SHERNA TEPERSON: The Poetics of Materials
Sherna Teperson's practice could be described as a poetics of materials. The objects and installations that incarnate her thinking invite us to imagine the secret life of matter, including that which constitutes our own bodies. And in that imaginative space we have the chance to connect, however momentarily, with the profound continuity of the material world.
Teperson's investigation is grounded in openness to the serendipity of materials, and in a labour-intensive process. Drawn to the stuff that makes up our everyday—including plastics, cardboard and fluorescent tubes—Teperson is always alert to possible connections between what is seemingly unrelated. Unlikely conjunctions may awaken us to what we have overlooked in our material environment, surprising us into shifting perspective. Looking beyond traditional fine arts materials, however, does not mean that Teperson's practice abandons traditional skills. Many of her works rely on long hours of meditative crafting, as in her exquisite balsa carvings of disposable water bottles, or the legion of hand-made paper truncated octahedrons that are capable of endless reconfigurations. The time invested in these objects is palpable and invites us to reciprocate: Teperson's works slow us down. They propose that we re-constitute what she has revealed as building blocks of matter (for example, FUTURE PERFECT, 2011), or that we extrapolate from her hypothetical microcosms to wider concerns (for example, Snow Domes in The Age Of Retreating Ice Caps, 2006—).
Teperson approaches language like any other material: it too is pushed and pulled and scrutinized at cellular level. She makes the word flesh through sculptural treatment of letters, and like flesh, these basic units of human communication wobble or limp in a literal allusion to the inherent instability of language. But to underscore the materiality of words is also to remind us of their malleability, their relationship to our bodies and the sounds our particular morphology is capable of. And to urge us to take pleasure in playing with meaning as we take apart and recombine fragments of language in a way reminiscent of poetry.

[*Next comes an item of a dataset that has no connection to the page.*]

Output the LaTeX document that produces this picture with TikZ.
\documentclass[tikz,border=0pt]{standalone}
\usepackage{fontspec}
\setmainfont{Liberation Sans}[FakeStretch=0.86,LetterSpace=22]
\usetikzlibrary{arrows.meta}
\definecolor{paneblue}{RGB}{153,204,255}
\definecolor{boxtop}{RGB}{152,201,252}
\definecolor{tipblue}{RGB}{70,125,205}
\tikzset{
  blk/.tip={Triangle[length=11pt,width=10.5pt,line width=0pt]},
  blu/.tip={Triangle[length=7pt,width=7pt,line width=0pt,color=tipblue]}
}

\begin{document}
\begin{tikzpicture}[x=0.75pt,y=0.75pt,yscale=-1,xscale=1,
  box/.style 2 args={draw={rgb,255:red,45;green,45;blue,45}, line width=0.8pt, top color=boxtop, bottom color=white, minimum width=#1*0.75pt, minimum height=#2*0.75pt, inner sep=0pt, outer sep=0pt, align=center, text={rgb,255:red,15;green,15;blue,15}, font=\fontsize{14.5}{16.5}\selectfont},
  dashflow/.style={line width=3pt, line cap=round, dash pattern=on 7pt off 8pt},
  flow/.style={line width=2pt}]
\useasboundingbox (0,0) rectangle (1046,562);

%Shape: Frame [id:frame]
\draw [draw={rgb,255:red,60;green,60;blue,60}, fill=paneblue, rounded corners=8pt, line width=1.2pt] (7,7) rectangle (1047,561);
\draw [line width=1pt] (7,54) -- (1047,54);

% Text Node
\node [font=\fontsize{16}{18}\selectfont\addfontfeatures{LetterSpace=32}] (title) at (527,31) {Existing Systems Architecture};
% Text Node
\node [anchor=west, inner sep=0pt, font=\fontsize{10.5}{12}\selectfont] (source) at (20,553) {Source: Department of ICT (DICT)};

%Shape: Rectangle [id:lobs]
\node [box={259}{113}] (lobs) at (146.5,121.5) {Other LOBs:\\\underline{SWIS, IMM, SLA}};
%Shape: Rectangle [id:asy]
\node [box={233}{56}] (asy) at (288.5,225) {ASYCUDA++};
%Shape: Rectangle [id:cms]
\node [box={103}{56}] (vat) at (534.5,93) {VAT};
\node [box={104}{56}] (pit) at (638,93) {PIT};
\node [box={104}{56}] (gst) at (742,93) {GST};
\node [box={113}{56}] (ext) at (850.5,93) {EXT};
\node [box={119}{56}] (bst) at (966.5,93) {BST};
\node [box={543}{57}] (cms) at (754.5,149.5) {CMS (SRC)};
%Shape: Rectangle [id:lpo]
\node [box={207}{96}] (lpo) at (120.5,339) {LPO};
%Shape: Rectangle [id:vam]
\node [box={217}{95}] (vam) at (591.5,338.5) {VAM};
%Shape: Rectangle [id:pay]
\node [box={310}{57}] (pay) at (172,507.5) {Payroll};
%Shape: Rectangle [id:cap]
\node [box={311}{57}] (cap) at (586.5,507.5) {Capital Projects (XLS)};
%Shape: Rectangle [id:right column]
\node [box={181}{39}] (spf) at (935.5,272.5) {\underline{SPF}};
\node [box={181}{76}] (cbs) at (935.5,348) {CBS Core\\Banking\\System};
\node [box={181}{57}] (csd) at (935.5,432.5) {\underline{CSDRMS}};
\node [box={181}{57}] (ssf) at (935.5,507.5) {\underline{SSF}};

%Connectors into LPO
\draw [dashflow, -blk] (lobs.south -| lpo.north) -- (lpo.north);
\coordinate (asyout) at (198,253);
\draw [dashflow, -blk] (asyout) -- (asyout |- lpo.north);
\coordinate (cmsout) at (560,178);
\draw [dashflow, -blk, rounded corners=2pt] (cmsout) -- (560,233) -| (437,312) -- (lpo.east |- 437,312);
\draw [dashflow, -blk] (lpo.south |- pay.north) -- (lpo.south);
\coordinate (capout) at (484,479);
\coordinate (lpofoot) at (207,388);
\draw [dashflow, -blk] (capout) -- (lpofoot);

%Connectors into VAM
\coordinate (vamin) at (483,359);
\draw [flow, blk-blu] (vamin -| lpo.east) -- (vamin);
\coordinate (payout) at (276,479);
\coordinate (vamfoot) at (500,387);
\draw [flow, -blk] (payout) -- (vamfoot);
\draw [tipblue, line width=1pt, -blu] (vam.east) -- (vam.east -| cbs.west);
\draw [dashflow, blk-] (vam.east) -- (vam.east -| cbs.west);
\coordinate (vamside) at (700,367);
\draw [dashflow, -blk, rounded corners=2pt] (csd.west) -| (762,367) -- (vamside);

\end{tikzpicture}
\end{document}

Teperson inflects her objects with whimsy, humour and tenderness, balancing formal experimentation with conceptual inquiry, while always grounded in a commitment to sustainability. Whether in the juxtaposition of waste and finished artwork in Carving my own thirst (2011)—made in keen awareness of the human body's heightened need for water in times of drought—or in the evocation of beautiful but fragile worlds at our mercy in Snow Domes, Teperson makes evident her environmental concern. She underlines this through her ethical way of working, recycling materials in an effort to tread lightly.
Teperson gets inside her chosen materials, investigating them from within, such is her curiosity. Through her own drive to know and to experiment, through her poetics of materials, she creates opportunities for us to feel the materiality of things and the interconnectedness of organic and inorganic matter in enhanced ways.